### REQUIREMENT
Only the lines from the start of the data to the line containing "import * as", both included, should be output, exactly and without pictures.
○ ○ ○ ○
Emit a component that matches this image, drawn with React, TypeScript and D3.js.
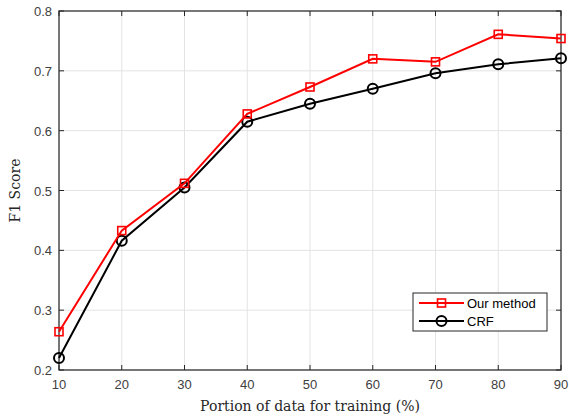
import React from "react";
import * as d3 from "d3";

const portions = [10, 20, 30, 40, 50, 60, 70, 80, 90];
const ourMethod = [0.264, 0.433, 0.512, 0.628, 0.673, 0.72, 0.715, 0.761, 0.754];
const crf = [0.22, 0.416, 0.505, 0.615, 0.645, 0.67, 0.696, 0.711, 0.721];
const xTicks = [10, 20, 30, 40, 50, 60, 70, 80, 90];
const yTicks = [0.2, 0.3, 0.4, 0.5, 0.6, 0.7, 0.8];

const W = 569, H = 419;
const margin = { top: 11, right: 8, bottom: 49, left: 59 };

export default function App() {
  const x = d3.scaleLinear().domain([10, 90]).range([margin.left, W - margin.right]);
  const y = d3.scaleLinear().domain([0.2, 0.8]).range([H - margin.bottom, margin.top]);
  const line = d3.line<number>().x((d, i) => x(portions[i])).y(d => y(d));

  const x0 = x.range()[0], x1 = x.range()[1];
  const y0 = y.range()[0], y1 = y.range()[1];
  const tickFont = "'Liberation Sans', Arial, sans-serif";
  const labelFont = "'DejaVu Serif', 'Liberation Serif', serif";

  return (
    <svg width={W} height={H} style={{ position: "absolute", left: 0, top: 0, background: "#fff" }}>
      {/* grid */}
      {xTicks.map(t => (
        <line key={"gx" + t} x1={x(t)} x2={x(t)} y1={y1} y2={y0} stroke="#e3e3e3" strokeWidth={1} />
      ))}
      {yTicks.map(t => (
        <line key={"gy" + t} x1={x0} x2={x1} y1={y(t)} y2={y(t)} stroke="#e3e3e3" strokeWidth={1} />
      ))}
      {/* ticks */}
      {xTicks.map(t => (
        <g key={"tx" + t}>
          <line x1={x(t)} x2={x(t)} y1={y0} y2={y0 - 5} stroke="#262626" />
          <line x1={x(t)} x2={x(t)} y1={y1} y2={y1 + 5} stroke="#262626" />
          <text x={x(t)} y={y0 + 19} textAnchor="middle" fontFamily={tickFont} fontSize={13} fill="#404040">{t}</text>
        </g>
      ))}
      {yTicks.map(t => (
        <g key={"ty" + t}>
          <line x1={x0} x2={x0 + 5} y1={y(t)} y2={y(t)} stroke="#262626" />
          <line x1={x1} x2={x1 - 5} y1={y(t)} y2={y(t)} stroke="#262626" />
          <text x={x0 - 7} y={y(t) + 5} textAnchor="end" fontFamily={tickFont} fontSize={13} fill="#404040">{t.toFixed(1)}</text>
        </g>
      ))}
      <rect x={x0} y={y1} width={x1 - x0} height={y0 - y1} fill="none" stroke="#262626" strokeWidth={1.2} />

      {/* series */}
      <path d={line(crf) || ""} fill="none" stroke="#000" strokeWidth={2} />
      {crf.map((v, i) => (
        <circle key={"c" + i} cx={x(portions[i])} cy={y(v)} r={5} fill="none" stroke="#000" strokeWidth={2} />
      ))}
      <path d={line(ourMethod) || ""} fill="none" stroke="#ff0000" strokeWidth={2} />
      {ourMethod.map((v, i) => (
        <rect key={"s" + i} x={x(portions[i]) - 4} y={y(v) - 4} width={8} height={8} fill="none" stroke="#ff0000" strokeWidth={1.6} />
      ))}

      {/* axis labels */}
      <text x={(x0 + x1) / 2} y={H - 8} textAnchor="middle" fontFamily={labelFont} fontSize={14} fill="#262626">
        Portion of data for training (%)
      </text>
      <text transform={`translate(20,${(y0 + y1) / 2}) rotate(-90)`} textAnchor="middle" fontFamily={labelFont} fontSize={14} fill="#262626">
        F1 Score
      </text>

      {/* legend */}
      <g>
        <rect x={413} y={293} width={134} height={38} fill="#fff" stroke="#262626" strokeWidth={1} />
        <line x1={419} x2={464} y1={303} y2={303} stroke="#ff0000" strokeWidth={2} />
        <rect x={437.5} y={299} width={8} height={8} fill="none" stroke="#ff0000" strokeWidth={1.6} />
        <text x={467} y={308} fontFamily={tickFont} fontSize={13} fill="#000">Our method</text>
        <line x1={419} x2={464} y1={321} y2={321} stroke="#000" strokeWidth={2} />
        <circle cx={441.5} cy={321} r={5} fill="none" stroke="#000" strokeWidth={2} />
        <text x={467} y={326} fontFamily={tickFont} fontSize={13} fill="#000">CRF</text>
      </g>
    </svg>
  );
}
○ ○ ○ ○
### THE REPLY
Emit a component that matches this image, drawn with React, TypeScript and D3.js.
import React from "react";
import * as d3 from "d3";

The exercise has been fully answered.